* [Work to complete]: Copy nothing but the text: reproduce each line of the listing exactly and leave the pictures out.
'''
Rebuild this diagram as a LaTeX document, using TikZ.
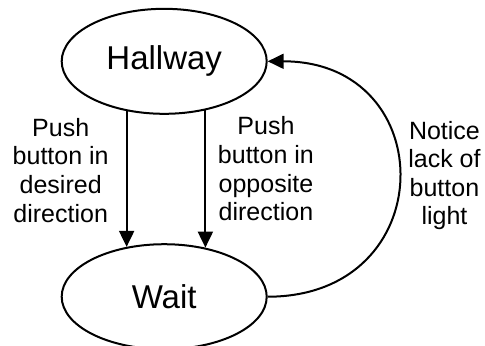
\documentclass[tikz,border=0pt]{standalone}
\usepackage{fontspec}
\setmainfont{Liberation Sans}
\usetikzlibrary{shapes.geometric, positioning, arrows.meta}

\begin{document}
\begin{tikzpicture}[node distance=117.7pt]
\tikzstyle{every node}=[inner sep=0pt, font=\fontsize{12.5}{14.3}\selectfont]
\tikzstyle{phase}=[draw, ellipse, line width=1pt, minimum width=102.5pt, minimum height=52.5pt, font=\fontsize{16.5}{19}\selectfont]
\tikzstyle{every edge}=[draw, -{Triangle[width=7.5pt,length=8pt]}, line width=1pt]
\tikzstyle{lbl}=[align=center]

\useasboundingbox (-82.1pt,30.65pt) rectangle (160.4pt,-141.85pt);

\node[phase] (H) {Hallway};
\node[phase, below of=H] (W) {Wait};

\draw (H.233) edge node[lbl, pos=0.435, left=8.5pt] {Push\\button in\\desired\\direction} (W.127);
\draw (H.310) edge node[lbl, pos=0.426, right=5.8pt] {Push\\button in\\opposite\\direction} (W.50);
\draw (W.east) edge[out=0, in=0, looseness=1.9] node[lbl, right=4.4pt, yshift=1.7pt] {Notice\\lack of\\button\\light} (H.east);
\end{tikzpicture}
\end{document}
'''
* [Result of the exercise]:
Rebuild this diagram as a LaTeX document, using TikZ.
\documentclass[tikz,border=0pt]{standalone}
\usepackage{fontspec}
\setmainfont{Liberation Sans}
\usetikzlibrary{shapes.geometric, positioning, arrows.meta}

\begin{document}
\begin{tikzpicture}[node distance=117.7pt]
\tikzstyle{every node}=[inner sep=0pt, font=\fontsize{12.5}{14.3}\selectfont]
\tikzstyle{phase}=[draw, ellipse, line width=1pt, minimum width=102.5pt, minimum height=52.5pt, font=\fontsize{16.5}{19}\selectfont]
\tikzstyle{every edge}=[draw, -{Triangle[width=7.5pt,length=8pt]}, line width=1pt]
\tikzstyle{lbl}=[align=center]

\useasboundingbox (-82.1pt,30.65pt) rectangle (160.4pt,-141.85pt);

\node[phase] (H) {Hallway};
\node[phase, below of=H] (W) {Wait};

\draw (H.233) edge node[lbl, pos=0.435, left=8.5pt] {Push\\button in\\desired\\direction} (W.127);
\draw (H.310) edge node[lbl, pos=0.426, right=5.8pt] {Push\\button in\\opposite\\direction} (W.50);
\draw (W.east) edge[out=0, in=0, looseness=1.9] node[lbl, right=4.4pt, yshift=1.7pt] {Notice\\lack of\\button\\light} (H.east);
\end{tikzpicture}
\end{document}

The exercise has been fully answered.